For those who are curious about some of the ways $100 million can be spent on
a single motion picture, Winter cites the preparations for the battle sequence
filmed at Lake Powell in Arizona. The dozens of horses that appeared in the
sequence had to be cared for and fed for a month before the scene was shot. By
mid-winter, the water level of the lake was dangerously low, so a million gallons were pumped in. The sections where the filming took place also had to be heated. "The Humane Society won't let horses in the water if it's too cold," explains Winter, "not to mention the actors."
The film's main set, Ape City, was constructed on a rented sound stage at
Sony Pictures Studios, since all the Fox stages were occupied. Construction began last July and took four months. "Then we have a week after we wrap to tear
it down, since 'Spider-Man' is due to come in right after us," Winter says.
('Spider-Man" is now filming for release next summer.)
The Ape City set resembles a giant pop-up jungle storybook, with every alcove
holding another, more compact location. "The great challenge with Ape City,"
says production designer Rick Heinrichs, who is a veteran Burton collaborator,
"was not only that it serve the action, but that it say something about the apes, their dual nature. Aspects of their culture and civilization had to
be intertwined with their natural animal habitat."
More creative differences saw the departure of the film's original makeup
artist, Stan Winston. He was replaced by Oscar perennial Baker, who considered
using animatronic apes, but was more excited by the challenge of "actor
driven" gorillas, chimps and orangutans, with movable faces (unlike the stolid
masks in the original film).
As astronaut Capt. Leo Davidson, who lands on the simian-run planet, Mark
Wahlberg is sleekly and simply clad throughout the film. "I'm basically
there just to get my ass kicked by guys in gorilla suits," he says. Wahlberg
sheds his blue-collar screen persona in "Planet of the Apes," taking his first step toward playing a more sophisticated leading man. He's currently in Paris shooting Jonathan Demme's remake of "Charade," in which he plays the Cary Grant role.

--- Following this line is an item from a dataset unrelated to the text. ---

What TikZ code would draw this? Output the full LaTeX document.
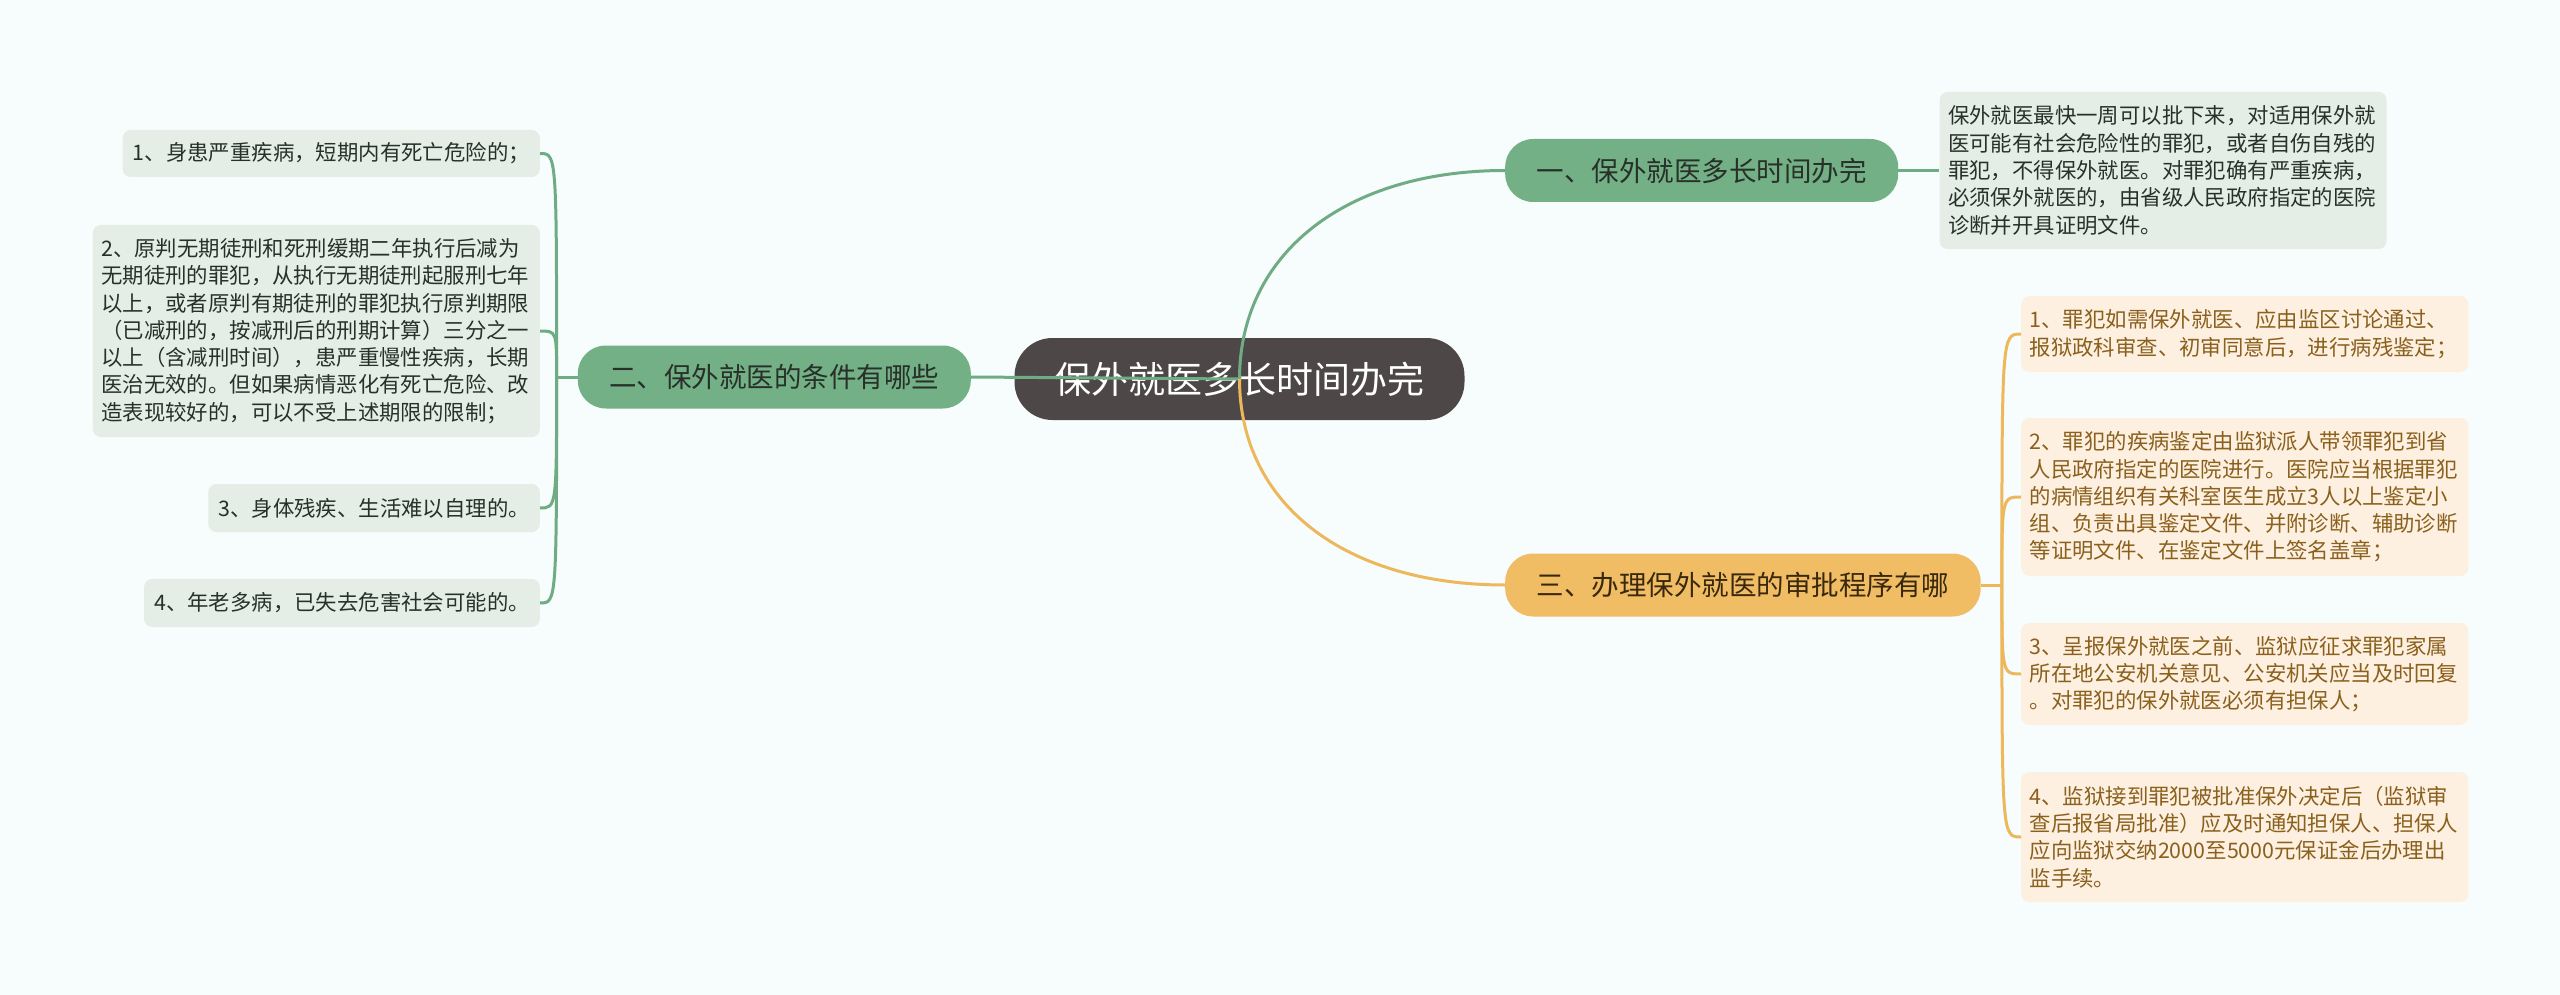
\documentclass[tikz,border=0pt]{standalone}
\usepackage{fontspec}
\newfontfamily\cjk{Noto Sans CJK SC}
\usepackage{tikz}
\usetikzlibrary{positioning}

\definecolor{bgcol}{RGB}{247,252,252}
\definecolor{rootfill}{RGB}{77,72,71}
\definecolor{gfill}{RGB}{116,176,134}
\definecolor{gline}{RGB}{112,172,131}
\definecolor{gsoft}{RGB}{228,238,231}
\definecolor{gtext}{RGB}{40,48,42}
\definecolor{ofill}{RGB}{240,189,100}
\definecolor{oline}{RGB}{237,184,92}
\definecolor{osoft}{RGB}{253,240,225}
\definecolor{otext}{RGB}{138,96,28}

\begin{document}
\begin{tikzpicture}[
    x=1pt, y=-1pt,
    root/.style={rectangle, fill=rootfill, rounded corners=38pt, minimum height=82pt,
                 inner xsep=40pt, text=white, font=\cjk\fontsize{37}{44}\selectfont},
    gbranch/.style={rectangle, fill=gfill, rounded corners=28pt, minimum height=63pt,
                    inner xsep=31.5pt, text=gtext, font=\cjk\fontsize{27.5}{33}\selectfont},
    obranch/.style={gbranch, fill=ofill, text={rgb,255:red,58;green,40;blue,12}},
    gitem/.style={rectangle, fill=gsoft, rounded corners=8pt, inner xsep=10pt,
                  inner ysep=0pt, text=gtext, align=left,
                  font=\cjk\fontsize{21.4}{27.3}\selectfont},
    gpara/.style={gitem, text width=430pt, inner xsep=8.5pt},
    opara/.style={gpara, fill=osoft, text=otext},
    glink/.style={draw=gline, line width=3pt},
    olink/.style={draw=oline, line width=3pt},
]
\fill[bgcol] (0,0) rectangle (2560,995);
\useasboundingbox (0,0) rectangle (2560,995);

\node[root] (main) at (1239.5,379) {保外就医多长时间办完};

\node[gbranch, anchor=west] (one) at (1505,170.5) {一、保外就医多长时间办完};
\node[gpara, minimum height=157pt, right=41pt of one] (onenote) {保外就医最快一周可以批下来，对适用保外就\\医可能有社会危险性的罪犯，或者自伤自残的\\罪犯，不得保外就医。对罪犯确有严重疾病，\\必须保外就医的，由省级人民政府指定的医院\\诊断并开具证明文件。};

\node[gbranch, anchor=east] (two) at (971,377) {二、保外就医的条件有哪些};
\node[gitem, minimum height=47pt, anchor=east] (cond1) at (540,153.5) {1、身患严重疾病，短期内有死亡危险的；};
\node[gpara, minimum height=212pt, anchor=east] (cond2) at (540,331) {2、原判无期徒刑和死刑缓期二年执行后减为\\无期徒刑的罪犯，从执行无期徒刑起服刑七年\\以上，或者原判有期徒刑的罪犯执行原判期限\\（已减刑的，按减刑后的刑期计算）三分之一\\以上（含减刑时间），患严重慢性疾病，长期\\医治无效的。但如果病情恶化有死亡危险、改\\造表现较好的，可以不受上述期限的限制；};
\node[gitem, minimum height=48pt, anchor=east] (cond3) at (540,508) {3、身体残疾、生活难以自理的。};
\node[gitem, minimum height=48pt, anchor=east] (cond4) at (540,603) {4、年老多病，已失去危害社会可能的。};

\node[obranch, anchor=west] (three) at (1505,585) {三、办理保外就医的审批程序有哪};
\node[opara, minimum height=76pt, anchor=west] (step1) at (2021,334) {1、罪犯如需保外就医、应由监区讨论通过、\\报狱政科审查、初审同意后，进行病残鉴定；};
\node[opara, minimum height=158pt, anchor=west] (step2) at (2021,497) {2、罪犯的疾病鉴定由监狱派人带领罪犯到省\\人民政府指定的医院进行。医院应当根据罪犯\\的病情组织有关科室医生成立3人以上鉴定小\\组、负责出具鉴定文件、并附诊断、辅助诊断\\等证明文件、在鉴定文件上签名盖章；};
\node[opara, minimum height=102pt, anchor=west] (step3) at (2021,674) {3、呈报保外就医之前、监狱应征求罪犯家属\\所在地公安机关意见、公安机关应当及时回复\\。对罪犯的保外就医必须有担保人；};
\node[opara, minimum height=130pt, anchor=west] (step4) at (2021,837) {4、监狱接到罪犯被批准保外决定后（监狱审\\查后报省局批准）应及时通知担保人、担保人\\应向监狱交纳2000至5000元保证金后办理出\\监手续。};

\coordinate[left=21pt of two] (ltrunk);
\coordinate[right=21pt of three] (rtrunk);

\draw[glink] (main.center) -- (two.east);
\draw[glink] (main.center) .. controls +(0,-125) and +(-160,0) .. (one.west);
\draw[olink] (main.center) .. controls +(0,125) and +(-160,0) .. (three.west);
\draw[glink] (one) -- (onenote);

\draw[glink] (two.west) -- (ltrunk);
\foreach \c in {cond1,cond2,cond3,cond4}
  \draw[glink] (ltrunk) .. controls (ltrunk |- \c.east) .. (\c.east);
\draw[olink] (three.east) -- (rtrunk);
\foreach \s in {step1,step2,step3,step4}
  \draw[olink] (rtrunk) .. controls (rtrunk |- \s.west) .. (\s.west);
\end{tikzpicture}
\end{document}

But, he says, "I'm still having dreams about gorillas--that I'm in prison with a bunch of apes."
Last August, all the actors playing simians enrolled in "ape school" under
the tutelage of Terry Notary, a former UCLA gymnast turned Cirque du Soleil
performer. Like Baker, Notary had just come off "Grinch," for which he had taught "Who" school. "Tim wanted the apes to be realistic, about 20% ape, 80% human, since they were fairly developed," Notary explains. Most of the six weeks of training was in ape movement--shoulders down, knees bowed, arms swinging like
independent appendages. "The walk took a long time," says Notary. "Once they got
it, we started to develop how they would sit, eat, pick up something, throw a sword. Every little thing had to be learned. Nothing was normal. And there
was a lot of maintenance."
Some of the actors, like Tim Roth and Paul Giamatti (who plays an orangutan)
took to it quickly. Notary, who also plays Roth's stunt double in the
movie, says "Tim did so well that, after a while, he was correcting me." Bonham
Carter, however, had to take remedial courses. "I failed ape school," she laments. But, Notary points out, she made up for it by remaining in character even while off-stage and hanging out with some of the real live chimps who appear in
the film, "so lovable and affectionate one moment, and if you don't do what they
want, they practically rip your arms out of their sockets," Bonham Carter says.
The method to all this madness is Burton. "When you have a guy like Tim
Burton, people come," says Wahlberg. "Everything he did was spot on."
On the set, Burton is a dervish, climbing into nooks with his viewfinder (he
rarely storyboards anymore, he says, preferring not to limit his options)
to assess new angles, different shots, completely absorbed and utterly
unflappable. He is the calm in the center of this storm. In person, Burton, who
resembles his own Hirschfeld drawing, is anything but disheveled and lax--he's completely focused, never wasting a moment, never losing his inimitable sense of humor.
"Planet of the Apes" is being marketed as a giant action film. But everyone involved is there for the bizarre wit he brings to every project.